Oversampled events are recorded for each experiment group type. Now let's review discussion tool events by oversample status.

In [302]:

dt_attempts_by_oversample <- collect_edit_attempts  %>%
    filter(user_id != 0)  %>% 
    group_by (event_type, is_oversample) %>%
    summarise(n_users = n_distinct(user_id),
              n_attempts = n_distinct(edit_attempt_id))

editattempts_bydtevents_by_oversample

`summarise()` regrouping output by 'event_type' (override with `.groups` argument)

A grouped_df: 4 × 4
event_type	is_oversample	n_users	n_attempts
<chr>	<chr>	<int>	<int>
discussiontools	false	217	387
discussiontools	true	1510	5940
page	false	46210	164384
page	true	404	824

I confirmed that we are oversampling discussiontool events. There are also some non discussion tool events (event.type = page) we are still oversampling.

In [303]:

# daily discussion tool edits attempts by oversample

dt_events_daily <- collect_edit_attempts %>%
    filter(event_type == 'discussiontools') %>%
    group_by(attempt_dt, is_oversample)  %>%
    summarize(n_attempts = n_distinct(edit_attempt_id))
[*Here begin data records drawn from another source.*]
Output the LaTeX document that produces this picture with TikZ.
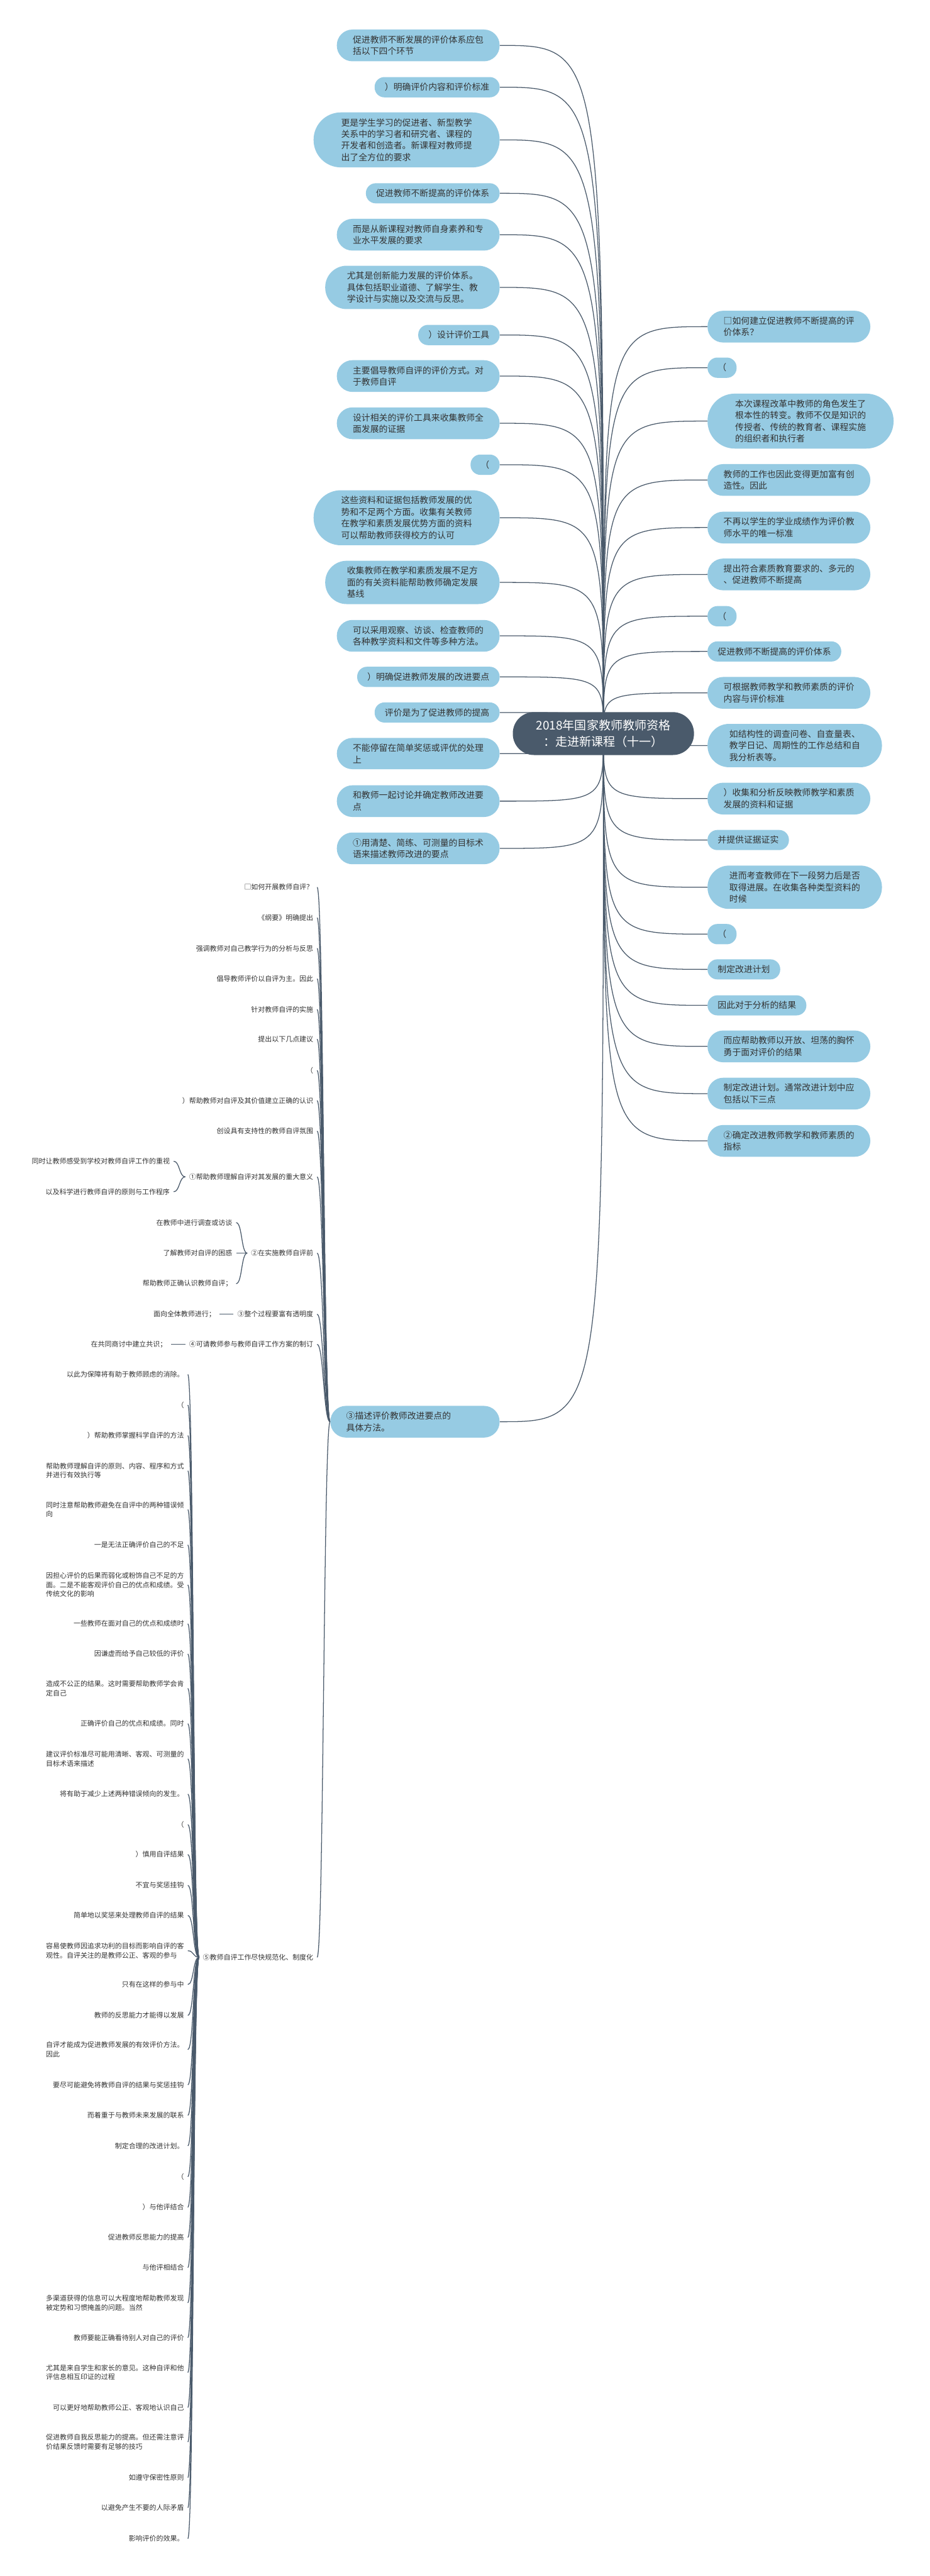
\documentclass[tikz,border=0pt]{standalone}
\usepackage{fontspec}
\setmainfont{Noto Sans CJK SC}
\usetikzlibrary{backgrounds}
\definecolor{topicblue}{HTML}{96CBE3}
\definecolor{rootslate}{HTML}{4A5A6B}
\definecolor{linkslate}{HTML}{4A5A6B}
\definecolor{inkgray}{HTML}{333333}
\newcommand{\rootfont}{\fontsize{9.4pt}{12.5pt}\selectfont}
\newcommand{\topicfont}{\fontsize{6.83pt}{9.1pt}\selectfont}
\newcommand{\leaffont}{\fontsize{5.4pt}{7.1pt}\selectfont}

\begin{document}
\begin{tikzpicture}[x=0.1mm, y=-0.1mm,
    rootnode/.style={rectangle, rounded corners=5.8mm, fill=rootslate, text=white, font=\rootfont, align=center, inner xsep=6.4mm, inner ysep=2.1mm, minimum height=11.8mm},
    topic/.style={rectangle, fill=topicblue, text=inkgray, font=\topicfont, align=left, inner ysep=1.65mm},
    pill/.style={rounded corners=#1 mm, inner xsep=#1 mm + 0.1mm},
    leaf/.style={text=inkgray, font=\leaffont, align=left, inner xsep=1mm, inner ysep=0.4mm, anchor=east},
    link/.style={draw=linkslate, line width=0.22mm}
  ]
  \useasboundingbox (0,0) rectangle (2560,7090);

  % Root
  \node[rootnode] (root) at (1661,2019) {2018年国家教师教师资格\\：走进新课程（十一）};

  % Left topics
  \foreach \y/\rad/\txt [count=\i] in {
      125/4.3/{促进教师不断发展的评价体系应包\\括以下四个环节},
      240/2.7/{）明确评价内容和评价标准},
      385/7.5/{更是学生学习的促进者、新型教学\\关系中的学习者和研究者、课程的\\开发者和创造者。新课程对教师提\\出了全方位的要求},
      532/2.7/{促进教师不断提高的评价体系},
      646/4.3/{而是从新课程对教师自身素养和专\\业水平发展的要求},
      791/5.9/{尤其是创新能力发展的评价体系。\\具体包括职业道德、了解学生、教\\学设计与实施以及交流与反思。},
      922/2.7/{）设计评价工具},
      1035/4.3/{主要倡导教师自评的评价方式。对\\于教师自评},
      1165/4.3/{设计相关的评价工具来收集教师全\\面发展的证据},
      1279/2.7/{（},
      1425/7.5/{这些资料和证据包括教师发展的优\\势和不足两个方面。收集有关教师\\在教学和素质发展优势方面的资料\\可以帮助教师获得校方的认可},
      1603/5.9/{收集教师在教学和素质发展不足方\\面的有关资料能帮助教师确定发展\\基线},
      1750/4.3/{可以采用观察、访谈、检查教师的\\各种教学资料和文件等多种方法。},
      1863/2.7/{）明确促进教师发展的改进要点},
      1961/2.7/{评价是为了促进教师的提高},
      2074/4.3/{不能停留在简单奖惩或评优的处理\\上},
      2205/4.3/{和教师一起讨论并确定教师改进要\\点},
      2335/4.3/{①用清楚、简练、可测量的目标术\\语来描述教师改进的要点}} {
    \node[topic, pill=\rad, anchor=east] (l\i) at (1376,\y) {\txt};
  }
  \node[topic, pill=4.3, anchor=east, text width=37.8mm] (miaoshu) at (1376,3913) {③描述评价教师改进要点的\\具体方法。};

  % Right topics
  \foreach \y/\rad/\txt [count=\i] in {
      899/4.3/{□如何建立促进教师不断提高的评\\价体系？},
      1012/2.7/{（},
      1159/7.5/{本次课程改革中教师的角色发生了\\根本性的转变。教师不仅是知识的\\传授者、传统的教育者、课程实施\\的组织者和执行者},
      1321/4.3/{教师的工作也因此变得更加富有创\\造性。因此},
      1452/4.3/{不再以学生的学业成绩作为评价教\\师水平的唯一标准},
      1581/4.3/{提出符合素质教育要求的、多元的\\、促进教师不断提高},
      1696/2.7/{（},
      1793/2.7/{促进教师不断提高的评价体系},
      1907/4.3/{可根据教师教学和教师素质的评价\\内容与评价标准},
      2052/5.9/{如结构性的调查问卷、自查量表、\\教学日记、周期性的工作总结和自\\我分析表等。},
      2198/4.3/{）收集和分析反映教师教学和素质\\发展的资料和证据},
      2312/2.7/{并提供证据证实},
      2442/5.9/{进而考查教师在下一段努力后是否\\取得进展。在收集各种类型资料的\\时候},
      2571/2.7/{（},
      2668/2.7/{制定改进计划},
      2767/2.7/{因此对于分析的结果},
      2880/4.3/{而应帮助教师以开放、坦荡的胸怀\\勇于面对评价的结果},
      3010/4.3/{制定改进计划。通常改进计划中应\\包括以下三点},
      3140/4.3/{②确定改进教师教学和教师素质的\\指标}} {
    \node[topic, pill=\rad, anchor=west] (r\i) at (1947,\y) {\txt};
  }

  % Teacher self-evaluation
  \foreach \y/\txt [count=\i] in {
      2442/{□如何开展教师自评？},
      2526/{《纲要》明确提出},
      2610/{强调教师对自己教学行为的分析与反思},
      2694/{倡导教师评价以自评为主。因此},
      2778/{针对教师自评的实施},
      2860/{提出以下几点建议},
      2946/{（},
      3029/{）帮助教师对自评及其价值建立正确的认识},
      3113/{创设具有支持性的教师自评氛围},
      3239/{①帮助教师理解自评对其发展的重大意义},
      3449/{②在实施教师自评前},
      3617/{③整个过程要富有透明度},
      3700/{④可请教师参与教师自评工作方案的制订},
      5387/{⑤教师自评工作尽快规范化、制度化}} {
    \node[leaf] (c\i) at (873,\y) {\txt};
  }

  % Details of 1 to 4
  \node[leaf] (ca1) at (478,3196) {同时让教师感受到学校对教师自评工作的重视};
  \node[leaf] (ca2) at (478,3280) {以及科学进行教师自评的原则与工作程序};
  \node[leaf] (cb1) at (650,3365) {在教师中进行调查或访谈};
  \node[leaf] (cb2) at (650,3449) {了解教师对自评的困惑};
  \node[leaf] (cb3) at (650,3533) {帮助教师正确认识教师自评；};
  \node[leaf] (cc1) at (604,3617) {面向全体教师进行；};
  \node[leaf] (cd1) at (470,3700) {在共同商讨中建立共识；};

  % Details of 5
  \foreach \y/\txt [count=\i] in {
      3783/{以此为保障将有助于教师顾虑的消除。},
      3867/{（},
      3951/{）帮助教师掌握科学自评的方法},
      4048/{帮助教师理解自评的原则、内容、程序和方式\\并进行有效执行等},
      4155/{同时注意帮助教师避免在自评中的两种错误倾\\向},
      4252/{一是无法正确评价自己的不足},
      4362/{因担心评价的后果而弱化或粉饰自己不足的方\\面。二是不能客观评价自己的优点和成绩。受\\传统文化的影响},
      4469/{一些教师在面对自己的优点和成绩时},
      4552/{因谦虚而给予自己较低的评价},
      4647/{造成不公正的结果。这时需要帮助教师学会肯\\定自己},
      4744/{正确评价自己的优点和成绩。同时},
      4841/{建议评价标准尽可能用清晰、客观、可测量的\\目标术语来描述},
      4938/{将有助于减少上述两种错误倾向的发生。},
      5022/{（},
      5104/{）慎用自评结果},
      5189/{不宜与奖惩挂钩},
      5272/{简单地以奖惩来处理教师自评的结果},
      5369/{容易使教师因追求功利的目标而影响自评的客\\观性。自评关注的是教师公正、客观的参与},
      5462/{只有在这样的参与中},
      5547/{教师的反思能力才能得以发展},
      5641/{自评才能成为促进教师发展的有效评价方法。\\因此},
      5738/{要尽可能避免将教师自评的结果与奖惩挂钩},
      5822/{而着重于与教师未来发展的联系},
      5906/{制定合理的改进计划。},
      5991/{（},
      6075/{）与他评结合},
      6158/{促进教师反思能力的提高},
      6241/{与他评相结合},
      6338/{多渠道获得的信息可以大程度地帮助教师发现\\被定势和习惯掩盖的问题。当然},
      6434/{教师要能正确看待别人对自己的评价},
      6530/{尤其是来自学生和家长的意见。这种自评和他\\评信息相互印证的过程},
      6626/{可以更好地帮助教师公正、客观地认识自己},
      6721/{促进教师自我反思能力的提高。但还需注意评\\价结果反馈时需要有足够的技巧},
      6819/{如遵守保密性原则},
      6902/{以避免产生不要的人际矛盾},
      6987/{影响评价的效果。}} {
    \node[leaf] (g\i) at (517,\y) {\txt};
  }

  % Connectors
  \begin{scope}[on background layer]
    \fill[white] (0,0) rectangle (2560,7090);
    \foreach \i in {1,...,18}
      \draw[link] (l\i.east) .. controls (root.center |- l\i.east) .. (root.center);
    \draw[link] (miaoshu.east) .. controls (root.center |- miaoshu.east) .. (root.center);
    \foreach \i in {1,...,19}
      \draw[link] (r\i.west) .. controls (root.center |- r\i.west) .. (root.center);
    \foreach \i in {1,...,14}
      \draw[link] (miaoshu.west) .. controls +(-18,0) and +(18,0) .. (c\i.east);
    \foreach \i in {1,2}
      \draw[link] (c10.west) .. controls +(-17,0) and +(17,0) .. (ca\i.east);
    \foreach \i in {1,2,3}
      \draw[link] (c11.west) .. controls +(-17,0) and +(17,0) .. (cb\i.east);
    \draw[link] (c12.west) -- (cc1.east);
    \draw[link] (c13.west) -- (cd1.east);
    \foreach \i in {1,...,36}
      \draw[link] (c14.west) .. controls +(-17,0) and +(17,0) .. (g\i.east);
  \end{scope}
\end{tikzpicture}
\end{document}
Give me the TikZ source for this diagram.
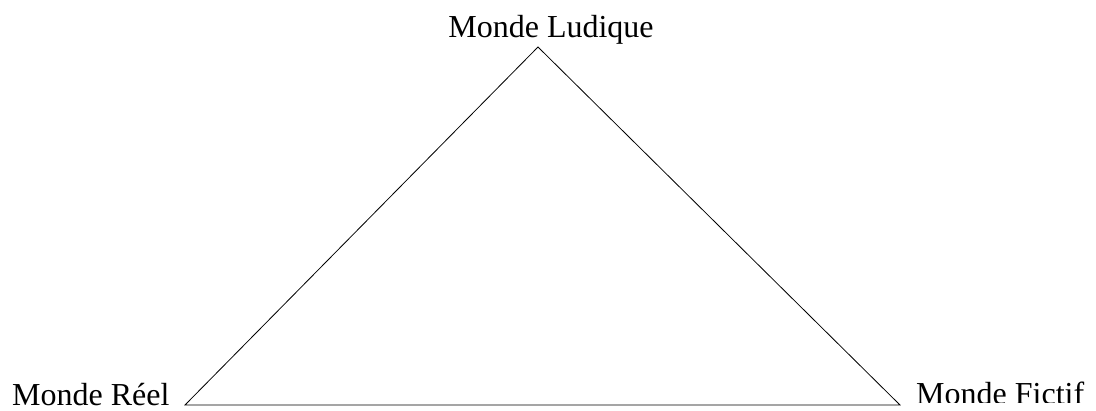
\documentclass[tikz,border=0pt]{standalone}
\usepackage{fontspec}
\setmainfont{Liberation Serif}
\begin{document}
\begin{tikzpicture}[x=1pt,y=-1pt,
  lbl/.style={inner sep=0pt,font=\fontsize{32}{38}\selectfont},
  edge/.style={draw=black,line width=0.8pt}]
\useasboundingbox (0,0) rectangle (1096,410);
\coordinate (top) at (538,47);
\coordinate (left) at (185,405);
\coordinate (right) at (900,405);
\draw[edge,line join=miter] (top) -- (left) -- (right) -- cycle;
\node[lbl,anchor=base] (ludique) at (551,37) {Monde Ludique};
\node[lbl,anchor=base west] (reel) at (12,405) {Monde Réel};
\begin{scope}
\clip (0,0) rectangle (1096,402);
\node[lbl,anchor=base west] (fictif) at (916,404) {Monde Fictif};
\end{scope}
\end{tikzpicture}
\end{document}
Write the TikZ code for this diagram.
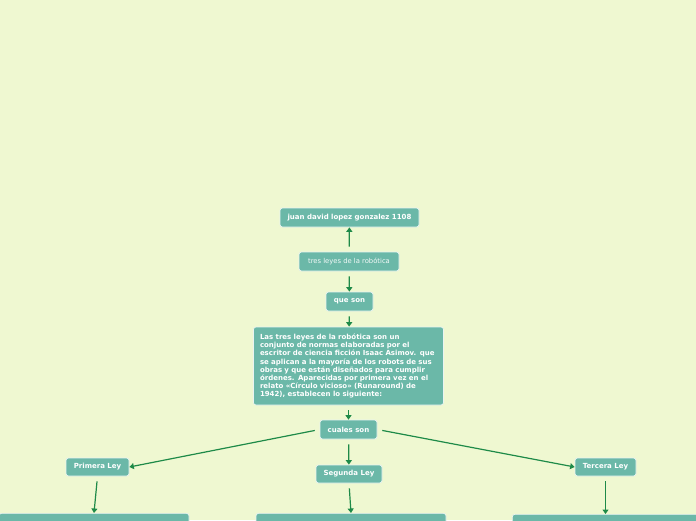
\documentclass[tikz,border=0pt]{standalone}
\usepackage{fontspec}
\setmainfont{DejaVu Sans}
\usetikzlibrary{arrows.meta}
\definecolor{bgc}{RGB}{239,248,209}
\definecolor{boxc}{RGB}{107,184,168}
\definecolor{arrc}{RGB}{30,138,72}
\tikzset{
  box/.style={draw=white!85!boxc, line width=0.7pt, fill=boxc, rounded corners=2.5pt, text=white,
    font=\fontsize{7}{7.6}\selectfont\bfseries, inner sep=0pt, minimum height=19pt, align=center},
  conn/.style={draw=arrc, line width=1.2pt, -{Triangle[length=4.5pt,width=6pt]}, shorten <=5pt}
}
\begin{document}
\begin{tikzpicture}[x=1pt,y=-1pt]
\useasboundingbox[fill=bgc] (0,0) rectangle (696,520);
\clip (0,0) rectangle (696,520);
\node[box, minimum width=139pt] (juan) at (349.5,217.5) {juan david lopez gonzalez 1108};
\node[box, minimum width=100pt, font=\fontsize{6.8}{7.5}\selectfont, text=white!92!boxc] (tres) at (349,261.5) {tres leyes de la robótica};
\node[box, minimum width=190pt, minimum height=78pt, text width=177pt, align=left,
  font=\fontsize{7}{8.1}\selectfont\bfseries] (big) at (348.5,366)
 {Las tres leyes de la robótica son un\\
 conjunto de normas elaboradas por el\\
 escritor de ciencia ficción Isaac Asimov. que\\
 se aplican a la mayoría de los robots de sus\\
 obras y que están diseñados para cumplir\\
 órdenes. Aparecidas por primera vez en el\\
 relato «Círculo vicioso» (Runaround) de\\
 1942), establecen lo siguiente:};
\node[box, minimum width=47pt] (que) at (349.5,301.5) {que son};
\node[box, minimum width=57pt] (cuales) at (348.5,429.5) {cuales son};
\node[box, minimum width=63pt, minimum height=18pt] (l1) at (97.5,467) {Primera Ley};
\node[box, minimum width=66pt, minimum height=18pt] (l2) at (349,474) {Segunda Ley};
\node[box, minimum width=61pt, minimum height=18pt] (l3) at (605.5,467) {Tercera Ley};
\node[box, minimum width=190pt, minimum height=40pt, anchor=north] (b1) at (94,513) {};
\node[box, minimum width=190pt, minimum height=40pt, anchor=north] (b2) at (351,513) {};
\node[box, minimum width=190pt, minimum height=40pt, anchor=north west] (b3) at (512,514) {};
\draw[conn] (tres) -- (juan);
\draw[conn] (tres) -- (que);
\draw[conn] (que) -- (big);
\draw[conn] (big) -- (cuales);
\draw[conn] (cuales.west) -- (l1.east);
\draw[conn] (cuales) -- (l2);
\draw[conn] (cuales.east) -- (l3.west);
\draw[conn] (l1.south) -- (b1.north);
\draw[conn] (l2.south) -- (b2.north);
\draw[conn] (l3.south) -- (b3.north -| l3.south);
\end{tikzpicture}
\end{document}
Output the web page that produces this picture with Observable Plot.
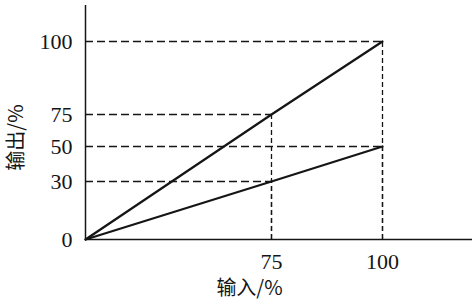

`summarise()` regrouping output by 'attempt_dt' (override with `.groups` argument)

In [304]:

# plot daily dt events
options(repr.plot.width = 14, repr.plot.height = 8)

p <- dt_events_daily %>%
    ggplot(aes(x= attempt_dt, y= n_attempts, color = is_oversample)) +
    geom_line(size = 1.5) +
    geom_vline(xintercept =  as.numeric(as.Date(c('2021-02-12', linetype = "dashed", color = "black")))) +
    geom_text(aes(x=as.Date('2021-02-12'), y=600, label="Discussion Tool Sampling Rate Change"), size=3.7, vjust = -1.2, angle = 90, color = "black") +
    scale_x_date(date_labels = "%b-%d", date_breaks = "1 day", minor_breaks = NULL) +
    scale_y_continuous(labels = polloi::compress) +
    labs(
    x = 'Date', y = "edit attempts per day",
    title = "Daily Discussion Tool Edit Attempt By Oversample"
 ) +
  theme(legend.position = "bottom",
       text = element_text(size=20)) + 
  theme_bw() 
    

p

Warning message:
“Removed 2 rows containing missing values (geom_vline).”

The plot above show that discussion tool events are oversampled starting on 12 Feb 2021 following the deployment of the config change. The increase in dt events fits with a sampling rate change of 100%.